We were brought in early on to perform the previsualization for the project. Our previsualization was instrumental in helping us and the production team understand what was possible in the 30 seconds we had—there ended up being many scenes that were dropped, simply due to lack of screen time (think along the lines of Ryan the firefighter saving a cat from a tree, or Ryan tossing a newspaper to himself).
A key element in our previsualization was handing it off to editor Heidi Black, who cut the pre-vis together to inform the pacing. This helped sell the agency on a simpler script to let the spot breath.
We also acted as a supervising presence on set—a spot like Ryanville presented our team with a number of unique challenges. Time, as always, was a main factor, though it was additionally compounded by celebrity schedule. Filming under tight time constraints on a motion control shoot is always difficult, for fear of running into tech issues, which only slows things down more.
The most challenging problem was how to approach the Ryan Reynolds cloning shots. Most the cloning shots were dolly moves with nodal tilts and focus shifts.

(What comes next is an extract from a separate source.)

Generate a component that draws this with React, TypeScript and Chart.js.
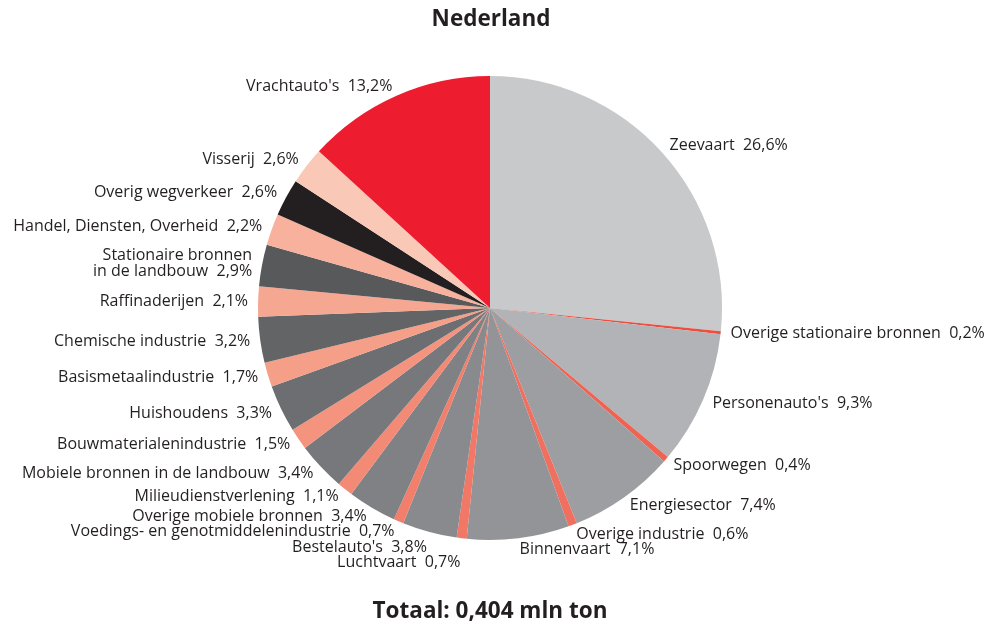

For these, we suggested a Techno Crane to allow for repeatable moves with many channels of control.
One setup had 6 separate plates of Reynolds working as a road construction crew. The tricky thing was that Reynolds only used a jackhammer in one pass—a complex thing to include on a motion control shoot, as there was potential it would vibrate the camera. To squash that possibility, we overlaid everything on location to test alignment of all the plates
The final film shows us 13 stand alone, believable Ryan Reynolds. Ryanville premiered to critical success during the second quarter of Super Bowl 50.